DIRECTIVE: Repeat the lines exactly from the line that contains "What Apache ECharts" through the line that contains "const yTicks = [0, 5000, 500];"; leave images out and add nothing.

GIVEN DATA:
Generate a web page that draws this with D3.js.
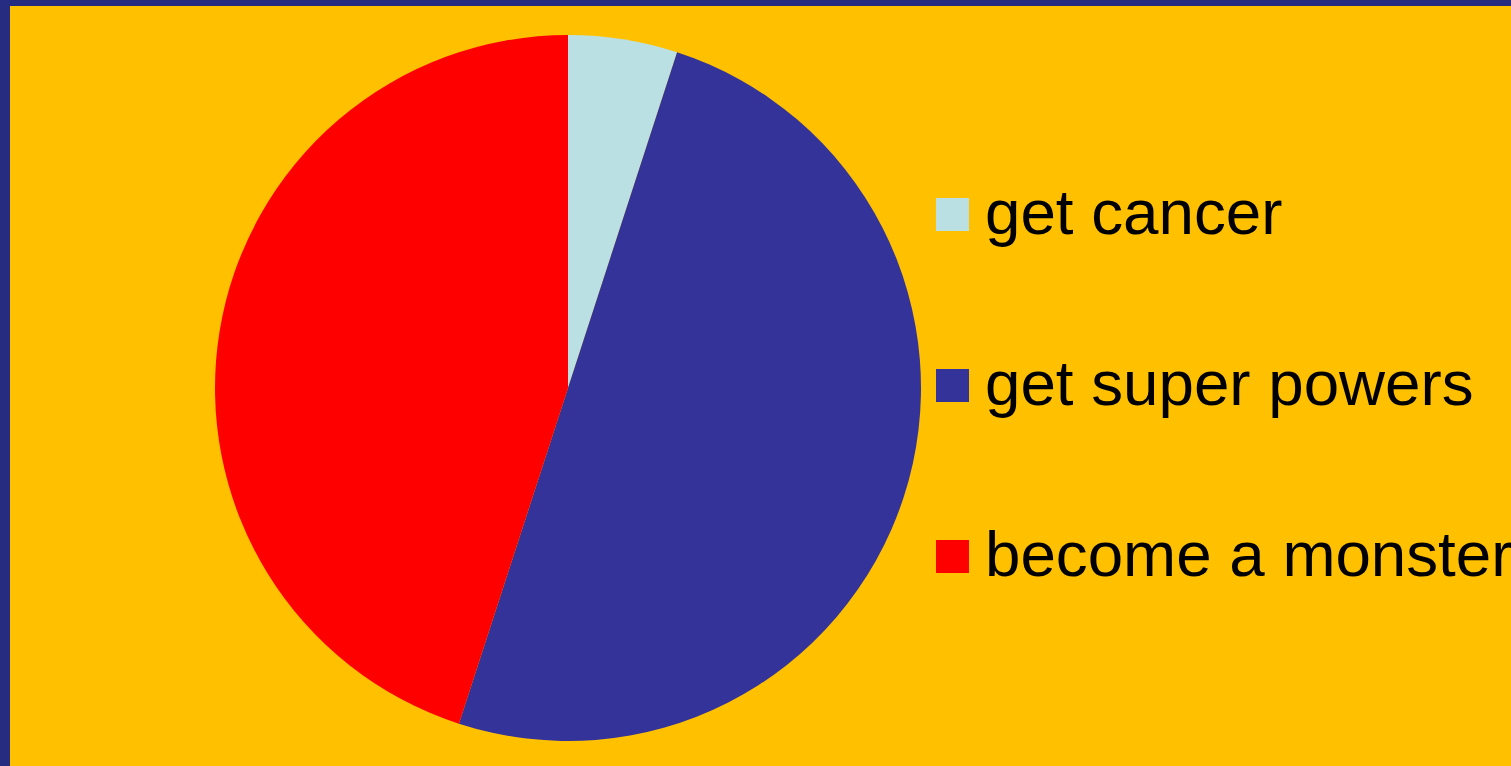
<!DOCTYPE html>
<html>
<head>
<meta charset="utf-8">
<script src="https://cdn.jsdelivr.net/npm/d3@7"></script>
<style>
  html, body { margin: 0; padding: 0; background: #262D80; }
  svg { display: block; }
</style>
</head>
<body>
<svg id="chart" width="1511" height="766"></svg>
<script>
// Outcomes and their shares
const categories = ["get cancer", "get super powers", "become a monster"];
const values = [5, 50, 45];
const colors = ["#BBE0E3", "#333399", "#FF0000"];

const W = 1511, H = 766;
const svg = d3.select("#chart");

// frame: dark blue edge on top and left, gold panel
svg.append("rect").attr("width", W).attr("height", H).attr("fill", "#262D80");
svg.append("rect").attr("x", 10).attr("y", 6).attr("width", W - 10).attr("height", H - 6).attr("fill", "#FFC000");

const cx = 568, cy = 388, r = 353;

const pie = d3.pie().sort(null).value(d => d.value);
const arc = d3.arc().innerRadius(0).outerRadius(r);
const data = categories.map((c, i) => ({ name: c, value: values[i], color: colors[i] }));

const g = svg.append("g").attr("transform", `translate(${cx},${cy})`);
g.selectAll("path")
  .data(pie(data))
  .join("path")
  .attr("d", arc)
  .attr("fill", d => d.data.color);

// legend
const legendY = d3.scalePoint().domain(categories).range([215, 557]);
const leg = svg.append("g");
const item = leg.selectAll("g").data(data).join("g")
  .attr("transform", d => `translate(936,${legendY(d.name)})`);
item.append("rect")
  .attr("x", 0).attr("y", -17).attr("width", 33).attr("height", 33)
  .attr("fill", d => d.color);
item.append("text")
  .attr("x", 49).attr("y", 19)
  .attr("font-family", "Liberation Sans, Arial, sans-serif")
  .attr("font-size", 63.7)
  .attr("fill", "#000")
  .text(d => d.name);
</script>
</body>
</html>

* * *

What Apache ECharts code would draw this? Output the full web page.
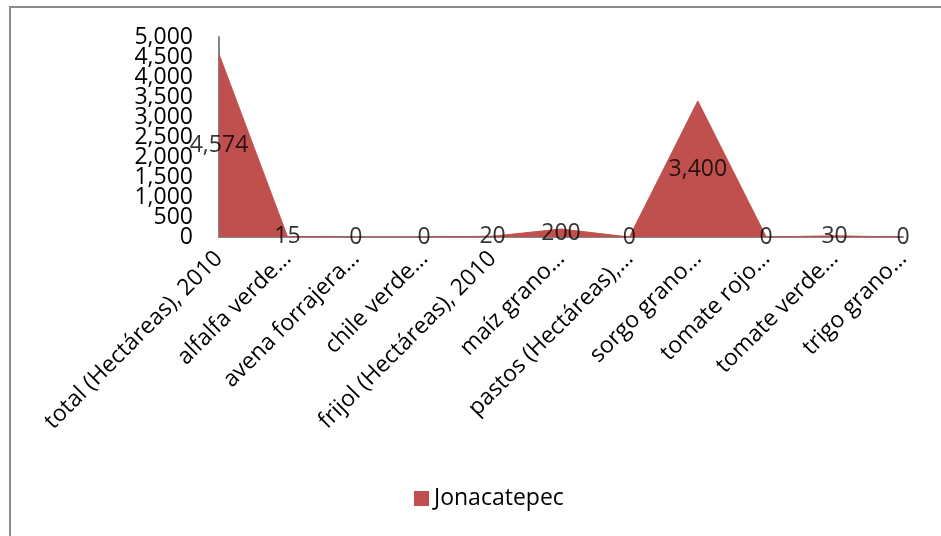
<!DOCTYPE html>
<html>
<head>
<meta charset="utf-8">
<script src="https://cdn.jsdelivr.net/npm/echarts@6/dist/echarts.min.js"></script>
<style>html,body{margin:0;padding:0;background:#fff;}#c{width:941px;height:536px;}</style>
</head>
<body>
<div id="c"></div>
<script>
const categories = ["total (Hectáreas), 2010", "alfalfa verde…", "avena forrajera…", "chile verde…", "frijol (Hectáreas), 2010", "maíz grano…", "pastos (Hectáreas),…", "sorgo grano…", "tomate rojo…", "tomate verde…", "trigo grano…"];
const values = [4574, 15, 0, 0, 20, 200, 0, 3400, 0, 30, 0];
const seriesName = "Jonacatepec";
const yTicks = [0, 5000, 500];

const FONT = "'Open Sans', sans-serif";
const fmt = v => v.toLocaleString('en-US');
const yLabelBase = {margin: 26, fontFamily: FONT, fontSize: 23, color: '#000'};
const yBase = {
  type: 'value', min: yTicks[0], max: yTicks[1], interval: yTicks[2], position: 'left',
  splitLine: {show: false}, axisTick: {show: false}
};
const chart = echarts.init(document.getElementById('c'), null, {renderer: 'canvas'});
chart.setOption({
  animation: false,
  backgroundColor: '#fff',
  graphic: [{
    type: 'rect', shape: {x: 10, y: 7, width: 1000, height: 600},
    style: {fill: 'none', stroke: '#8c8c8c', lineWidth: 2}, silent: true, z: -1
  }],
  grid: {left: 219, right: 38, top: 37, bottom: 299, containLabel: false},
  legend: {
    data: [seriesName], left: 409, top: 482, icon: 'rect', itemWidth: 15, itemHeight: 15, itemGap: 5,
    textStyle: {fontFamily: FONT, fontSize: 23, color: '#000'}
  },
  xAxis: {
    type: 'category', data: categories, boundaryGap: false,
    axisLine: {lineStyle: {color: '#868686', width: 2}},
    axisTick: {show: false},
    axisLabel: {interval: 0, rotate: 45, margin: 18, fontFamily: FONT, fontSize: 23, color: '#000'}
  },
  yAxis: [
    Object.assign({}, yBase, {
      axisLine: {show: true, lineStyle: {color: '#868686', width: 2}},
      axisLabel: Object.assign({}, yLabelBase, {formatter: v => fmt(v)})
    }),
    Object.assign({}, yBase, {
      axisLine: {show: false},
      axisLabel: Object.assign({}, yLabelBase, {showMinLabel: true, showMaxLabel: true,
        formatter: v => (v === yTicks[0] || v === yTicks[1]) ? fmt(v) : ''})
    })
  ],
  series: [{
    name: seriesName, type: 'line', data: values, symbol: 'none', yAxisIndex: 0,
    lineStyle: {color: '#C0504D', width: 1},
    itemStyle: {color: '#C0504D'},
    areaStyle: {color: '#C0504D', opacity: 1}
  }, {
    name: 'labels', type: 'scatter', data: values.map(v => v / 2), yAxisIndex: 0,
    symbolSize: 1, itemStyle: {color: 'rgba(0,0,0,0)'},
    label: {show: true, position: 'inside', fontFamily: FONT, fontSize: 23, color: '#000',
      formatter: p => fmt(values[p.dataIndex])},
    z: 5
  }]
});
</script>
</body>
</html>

EXERCISE RESPONSE:
What Apache ECharts code would draw this? Output the full web page.
<!DOCTYPE html>
<html>
<head>
<meta charset="utf-8">
<script src="https://cdn.jsdelivr.net/npm/echarts@6/dist/echarts.min.js"></script>
<style>html,body{margin:0;padding:0;background:#fff;}#c{width:941px;height:536px;}</style>
</head>
<body>
<div id="c"></div>
<script>
const categories = ["total (Hectáreas), 2010", "alfalfa verde…", "avena forrajera…", "chile verde…", "frijol (Hectáreas), 2010", "maíz grano…", "pastos (Hectáreas),…", "sorgo grano…", "tomate rojo…", "tomate verde…", "trigo grano…"];
const values = [4574, 15, 0, 0, 20, 200, 0, 3400, 0, 30, 0];
const seriesName = "Jonacatepec";
const yTicks = [0, 5000, 500];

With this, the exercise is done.